Source code of charts:
··········
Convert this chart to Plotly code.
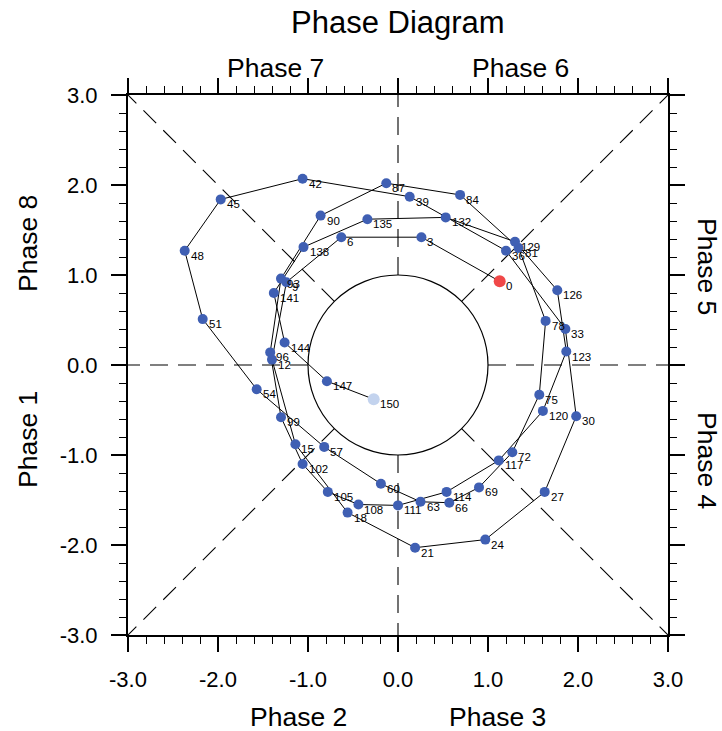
import plotly.graph_objects as go
import numpy as np

days = list(range(0, 151, 3))
rmm1 = [1.13, 0.26, -0.63, -1.24, -1.40, -1.14, -0.56, 0.19, 0.97, 1.63,
        1.98, 1.86, 1.20, 0.13, -1.06, -1.97, -2.37, -2.17, -1.57, -0.82,
        -0.19, 0.25, 0.57, 0.90, 1.27, 1.57, 1.64, 1.34, 0.69, -0.13,
        -0.86, -1.30, -1.42, -1.30, -1.06, -0.78, -0.44, 0.00, 0.54, 1.12,
        1.61, 1.87, 1.77, 1.30, 0.53, -0.34, -1.05, -1.38, -1.26, -0.79,
        -0.27]
rmm2 = [0.93, 1.42, 1.42, 0.92, 0.06, -0.88, -1.64, -2.03, -1.94, -1.41,
        -0.57, 0.40, 1.27, 1.87, 2.07, 1.84, 1.27, 0.51, -0.27, -0.91,
        -1.32, -1.52, -1.53, -1.36, -0.97, -0.33, 0.49, 1.30, 1.89, 2.02,
        1.66, 0.96, 0.14, -0.58, -1.10, -1.41, -1.55, -1.56, -1.41, -1.06,
        -0.51, 0.15, 0.83, 1.37, 1.64, 1.62, 1.31, 0.80, 0.25, -0.18,
        -0.38]
tick_vals = [-3, -2, -1, 0, 1, 2, 3]
tick_text = ["-3.0", "-2.0", "-1.0", "0.0", "1.0", "2.0", "3.0"]

FONT = "Liberation Sans, Arial, Helvetica, sans-serif"
BLUE = "#3f5fb3"
RED = "#f04848"
LIGHT = "#c3d3ee"

fig = go.Figure()

# dashed phase dividers (from unit circle outward)
r0 = 1.0
dash = "18px,10px"
c = np.sqrt(0.5)
segments = [((-3, 0), (-r0, 0)), ((r0, 0), (3, 0)), ((0, -3), (0, -r0)), ((0, r0), (0, 3)),
            ((c, c), (3, 3)), ((-c, c), (-3, 3)), ((c, -c), (3, -3)), ((-c, -c), (-3, -3))]
shapes = []
for (xa, ya), (xb, yb) in segments:
    if abs(xa) + abs(ya) > 2:
        xa, ya, xb, yb = xb, yb, xa, ya
    shapes.append(dict(type="line", x0=xa, y0=ya, x1=xb, y1=yb, xref="x", yref="y",
                       line=dict(color="black", width=1.1, dash=dash), layer="below"))
shapes.append(dict(type="circle", x0=-1, y0=-1, x1=1, y1=1, xref="x", yref="y",
                   line=dict(color="black", width=1.2), layer="below"))

fig.add_trace(go.Scatter(x=rmm1, y=rmm2, mode="lines+markers",
                         line=dict(color="black", width=1),
                         marker=dict(color=BLUE, size=10), showlegend=False,
                         hoverinfo="skip"))
fig.add_trace(go.Scatter(x=[rmm1[0]], y=[rmm2[0]], mode="markers",
                         marker=dict(color=RED, size=12), showlegend=False))
fig.add_trace(go.Scatter(x=[rmm1[-1]], y=[rmm2[-1]], mode="markers",
                         marker=dict(color=LIGHT, size=12), showlegend=False))

annotations = []
for d, xv, yv in zip(days, rmm1, rmm2):
    annotations.append(dict(x=xv, y=yv, xref="x", yref="y", text=str(d), showarrow=False,
                            xanchor="left", yanchor="middle", xshift=4, yshift=-5,
                            font=dict(size=11.5, color="black", family=FONT)))

W, H = 722, 731
L, R, T, B = 128, 54, 95, 96
pw, ph = W - L - R, H - T - B

def px(xp):
    return (xp - L) / pw

def py(yp):
    return (H - B - yp) / ph

phase_labels = [
    ("Phase 7", 275, 68, 0), ("Phase 6", 520, 68, 0),
    ("Phase 2", 298, 717, 0), ("Phase 3", 497, 717, 0),
    ("Phase 8", 28, 244, -90), ("Phase 1", 28, 440, -90),
    ("Phase 5", 707, 266, 90), ("Phase 4", 707, 460, 90),
]
for txt, xp, yp, ang in phase_labels:
    annotations.append(dict(x=px(xp), y=py(yp), xref="paper", yref="paper", text=txt,
                            showarrow=False, xanchor="center", yanchor="middle",
                            textangle=ang, font=dict(size=26.5, color="black", family=FONT)))
annotations.append(dict(x=px(398), y=py(22), xref="paper", yref="paper", text="Phase Diagram",
                        showarrow=False, xanchor="center", yanchor="middle",
                        font=dict(size=31, color="black", family=FONT)))

axis_common = dict(range=[-3, 3], tickvals=tick_vals, ticktext=tick_text,
                   ticks="outside", ticklen=15, tickwidth=2, tickcolor="black",
                   showline=True, linewidth=2, linecolor="black", mirror="ticks",
                   showgrid=False, zeroline=False, fixedrange=True, automargin=False,
                   ticklabelstandoff=9,
                   tickfont=dict(size=22, color="black", family=FONT),
                   minor=dict(ticks="outside", ticklen=7, tickwidth=1, tickcolor="black",
                              dtick=0.2, tick0=0, showgrid=False))

fig.update_layout(
    width=W, height=H, autosize=False,
    margin=dict(l=L, r=R, t=T, b=B, autoexpand=False),
    paper_bgcolor="white", plot_bgcolor="white",
    xaxis=axis_common, yaxis=axis_common,
    shapes=shapes, annotations=annotations,
    font=dict(family=FONT, color="black"),
)

fig.write_html("out.html", config={"displayModeBar": False},
               post_script="document.body.style.margin='0';document.body.style.overflow='hidden';")
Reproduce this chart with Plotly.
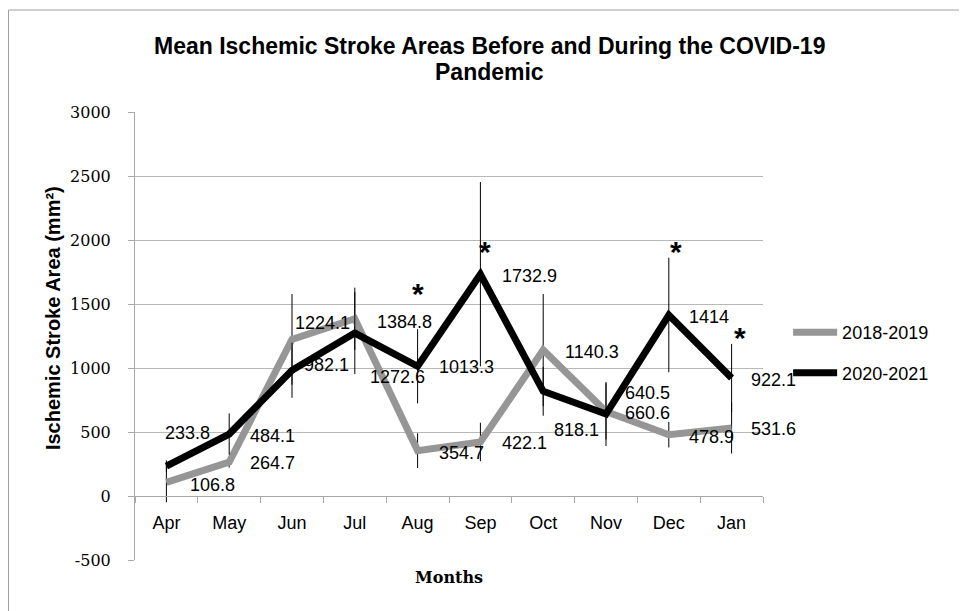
import plotly.graph_objects as go

months = ["Apr", "May", "Jun", "Jul", "Aug", "Sep", "Oct", "Nov", "Dec", "Jan"]
series_names = ["2018-2019", "2020-2021"]
vals_2018 = [106.8, 264.7, 1224.1, 1384.8, 354.7, 422.1, 1140.3, 660.6, 478.9, 531.6]
vals_2020 = [233.8, 484.1, 982.1, 1272.6, 1013.3, 1732.9, 818.1, 640.5, 1414, 922.1]
err_2018 = [156, 42, 354, 243, 136, 150, 438, 220, 100, 200]
err_2020 = [45, 161, 215, 320, 290, 720, 191, 250, 447, 266]
sig_months = ["Aug", "Sep", "Dec", "Jan"]
y_ticks = [-500, 0, 500, 1000, 1500, 2000, 2500, 3000]
title_lines = ["Mean Ischemic Stroke Areas Before and During the COVID-19", "Pandemic"]

# label placement offsets (pixels: dx to left edge, dy downward)
lab_off_2018 = [(22, 3), (19, 1), (1, -16), (20, 3), (19, 2), (20, 1), (20, 2), (17, 2), (18, 2), (17, 1)]
lab_off_2020 = [(-3, -33), (19, 2), (10, -5), (13, 44), (19, 1), (20, 2), (9, 39), (17, -21), (18, 2), (17, 2)]
star_off = {"Aug": (0, -76), "Sep": (5, -26), "Dec": (7, -67), "Jan": (8, -43)}

GRAY = "#969696"
AX = "#a8a8a8"
SANS = "Liberation Sans, Arial, sans-serif"

fig = go.Figure()
fig.add_trace(go.Scatter(
    x=months, y=vals_2018, name=series_names[0], mode="lines",
    line=dict(color=GRAY, width=7),
    error_y=dict(type="data", array=err_2018, visible=True, color="black", thickness=1, width=0),
    legendgroup="a",
))
fig.add_trace(go.Scatter(
    x=months, y=vals_2020, name=series_names[1], mode="lines",
    line=dict(color="black", width=7),
    error_y=dict(type="data", array=err_2020, visible=True, color="black", thickness=1, width=0),
    legendgroup="b",
))

annotations = []
for vals, offs in ((vals_2018, lab_off_2018), (vals_2020, lab_off_2020)):
    for m, v, (dx, dy) in zip(months, vals, offs):
        annotations.append(dict(
            x=m, y=v, xref="x", yref="y", text=f"{v:g}", showarrow=False,
            xanchor="left", yanchor="middle", xshift=dx, yshift=-dy,
            font=dict(family=SANS, size=18, color="black"),
        ))
for m in sig_months:
    i = months.index(m)
    dx, dy = star_off[m]
    annotations.append(dict(
        x=m, y=vals_2020[i], xref="x", yref="y", text="<b>*</b>", showarrow=False,
        xanchor="center", yanchor="middle", xshift=dx, yshift=-dy - 3,
        font=dict(family=SANS, size=30, color="black"),
    ))
annotations.append(dict(
    x=0.5, y=-0.038, xref="paper", yref="paper", text="<b>Months</b>", showarrow=False,
    xanchor="center", yanchor="middle",
    font=dict(family="DejaVu Serif, serif", size=16, color="black"),
))
annotations.append(dict(
    x=-0.1306, y=0.54, xref="paper", yref="paper",
    text="<b>Ischemic Stroke Area (mm²)</b>", showarrow=False, textangle=-90,
    xanchor="center", yanchor="middle",
    font=dict(family=SANS, size=20, color="black"),
))
for line, yp in zip(title_lines, (1.147, 1.089)):
    annotations.append(dict(
        x=0.565, y=yp, xref="paper", yref="paper", text=f"<b>{line}</b>", showarrow=False,
        xanchor="center", yanchor="middle",
        font=dict(family=SANS, size=23, color="black"),
    ))

fig.update_layout(
    width=959, height=603,
    margin=dict(l=127, r=204, t=104, b=51),
    paper_bgcolor="white", plot_bgcolor="white",
    xaxis=dict(
        type="category", range=[-0.5, 9.5], anchor="free", position=500 / 3500,
        showline=True, linecolor=AX, linewidth=1,
        ticks="outside", tickson="boundaries", ticklen=6, tickcolor=AX,
        showgrid=False, zeroline=False,
        tickfont=dict(family=SANS, size=18, color="black"),
        ticklabelstandoff=10,
    ),
    yaxis=dict(
        range=[-500, 3000], tickvals=y_ticks, ticktext=[str(t) for t in y_ticks],
        showline=True, linecolor=AX, linewidth=1,
        ticks="outside", ticklen=6, tickcolor=AX, ticklabelstandoff=14,
        showgrid=True, gridcolor="#b8b8b8", gridwidth=1, zeroline=False,
        tickfont=dict(family="DejaVu Serif, serif", size=16, color="black"),
    ),
    legend=dict(
        x=1.04, y=0.549, xanchor="left", yanchor="top",
        font=dict(family=SANS, size=18, color="black"),
        tracegroupgap=14, traceorder="grouped", bgcolor="rgba(0,0,0,0)",
        itemwidth=44,
    ),
    annotations=annotations,
    shapes=[dict(
        type="rect", xref="paper", yref="paper",
        x0=(8.5 - 135) / 628, x1=(960 - 135) / 628, y0=(560 - 620) / 448, y1=(560 - 10) / 448,
        line=dict(color="#a0a0a0", width=1), fillcolor="rgba(0,0,0,0)", layer="below",
    )],
)

fig.write_html("out.html")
··········
### Problem requirements:
Starting at the top of the listing above, reproduce each line up to and including the one with "marker=dict(color=LIGHT, size=12), showlegend=False))"; omit the pictures.

### Complete answer:
Convert this chart to Plotly code.
import plotly.graph_objects as go
import numpy as np

days = list(range(0, 151, 3))
rmm1 = [1.13, 0.26, -0.63, -1.24, -1.40, -1.14, -0.56, 0.19, 0.97, 1.63,
        1.98, 1.86, 1.20, 0.13, -1.06, -1.97, -2.37, -2.17, -1.57, -0.82,
        -0.19, 0.25, 0.57, 0.90, 1.27, 1.57, 1.64, 1.34, 0.69, -0.13,
        -0.86, -1.30, -1.42, -1.30, -1.06, -0.78, -0.44, 0.00, 0.54, 1.12,
        1.61, 1.87, 1.77, 1.30, 0.53, -0.34, -1.05, -1.38, -1.26, -0.79,
        -0.27]
rmm2 = [0.93, 1.42, 1.42, 0.92, 0.06, -0.88, -1.64, -2.03, -1.94, -1.41,
        -0.57, 0.40, 1.27, 1.87, 2.07, 1.84, 1.27, 0.51, -0.27, -0.91,
        -1.32, -1.52, -1.53, -1.36, -0.97, -0.33, 0.49, 1.30, 1.89, 2.02,
        1.66, 0.96, 0.14, -0.58, -1.10, -1.41, -1.55, -1.56, -1.41, -1.06,
        -0.51, 0.15, 0.83, 1.37, 1.64, 1.62, 1.31, 0.80, 0.25, -0.18,
        -0.38]
tick_vals = [-3, -2, -1, 0, 1, 2, 3]
tick_text = ["-3.0", "-2.0", "-1.0", "0.0", "1.0", "2.0", "3.0"]

FONT = "Liberation Sans, Arial, Helvetica, sans-serif"
BLUE = "#3f5fb3"
RED = "#f04848"
LIGHT = "#c3d3ee"

fig = go.Figure()

# dashed phase dividers (from unit circle outward)
r0 = 1.0
dash = "18px,10px"
c = np.sqrt(0.5)
segments = [((-3, 0), (-r0, 0)), ((r0, 0), (3, 0)), ((0, -3), (0, -r0)), ((0, r0), (0, 3)),
            ((c, c), (3, 3)), ((-c, c), (-3, 3)), ((c, -c), (3, -3)), ((-c, -c), (-3, -3))]
shapes = []
for (xa, ya), (xb, yb) in segments:
    if abs(xa) + abs(ya) > 2:
        xa, ya, xb, yb = xb, yb, xa, ya
    shapes.append(dict(type="line", x0=xa, y0=ya, x1=xb, y1=yb, xref="x", yref="y",
                       line=dict(color="black", width=1.1, dash=dash), layer="below"))
shapes.append(dict(type="circle", x0=-1, y0=-1, x1=1, y1=1, xref="x", yref="y",
                   line=dict(color="black", width=1.2), layer="below"))

fig.add_trace(go.Scatter(x=rmm1, y=rmm2, mode="lines+markers",
                         line=dict(color="black", width=1),
                         marker=dict(color=BLUE, size=10), showlegend=False,
                         hoverinfo="skip"))
fig.add_trace(go.Scatter(x=[rmm1[0]], y=[rmm2[0]], mode="markers",
                         marker=dict(color=RED, size=12), showlegend=False))
fig.add_trace(go.Scatter(x=[rmm1[-1]], y=[rmm2[-1]], mode="markers",
                         marker=dict(color=LIGHT, size=12), showlegend=False))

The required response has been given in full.